The Greek Revival style lost favor after the Civil War, but never entirely disappeared. In the second half of the nineteenth century, the Greek Revival style evolved into what is commonly referred to as a “Michigan Farmhouse,” or a “gable and a wing,” which is usually a plain L-shaped two story white clapboard home with the main gable facing the street. At the same time a large, two-story, wingless variety of this late-Greek Revival style appeared that was better suited to narrow city lots and often referred to as a “Homestead.” These houses are visually distinct in that the cornice on these later homes has often been simplified--lacking the broad frieze board that is so characteristic to the Greek Revival style. They are also structurally different in that most were built using balloon-frame construction which required wire nails that became affordable in the second half of the century.

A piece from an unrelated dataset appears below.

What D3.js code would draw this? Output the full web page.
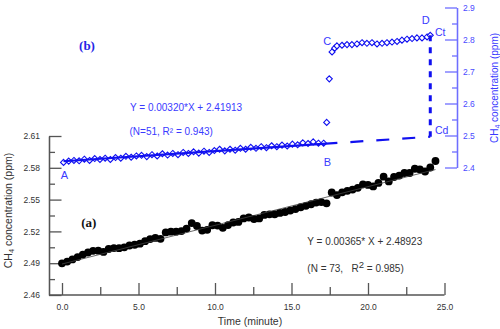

Early on, all available men would join together to construct new buildings. Later on, specialists were called upon to erect new houses. The village’s first resident carpenter was Addison Comstock’s father-in-law, Isaac Deane, who in 1829 built and ran the Exchange Hotel, which accommodated immigrants until they could build their own homes. Then, in 1841, Charles Croswell, who would become Governor of Michigan in the 1870s, became an apprentice carpenter as a teenager, working for his uncle Daniel Hicks, building some of Adrian's oldest surviving Greek Revival homes, including the house known today as the Governor Croswell House. In 1845, Marvin M. Thompson moved to Adrian from Ontario County, New York, and opened a masonry and contracting business with his brother Thomas. These brothers also built homes in the Greek Revival style, including Marvin Thompson's own home at 416 North Broad Street.
The exterior of these homes was typically covered in bevel siding, also known as clapboard or lap siding, in which the bottom, thick edge of one board overlapped the top thin edge of another board. However, compared to other communities, a relatively large number of the Greek Revival homes in Adrian are built of brick—first manufactured here in 1828 by Noah Norton. This is undoubtedly true because of the availability of bricks and the skills that the Thompson brothers brought with them. Certain details, such as glass and hardware for doors and windows, could be quite variable since they were most often imported from craftsmen in the East and trimmed locally according to designs found in popular Greek Revival carpenter guides and pattern books, which were written in the early 1830s by architects such as Asher Benjamin (first edition 1830) and Minard Lafever (first edition 1833).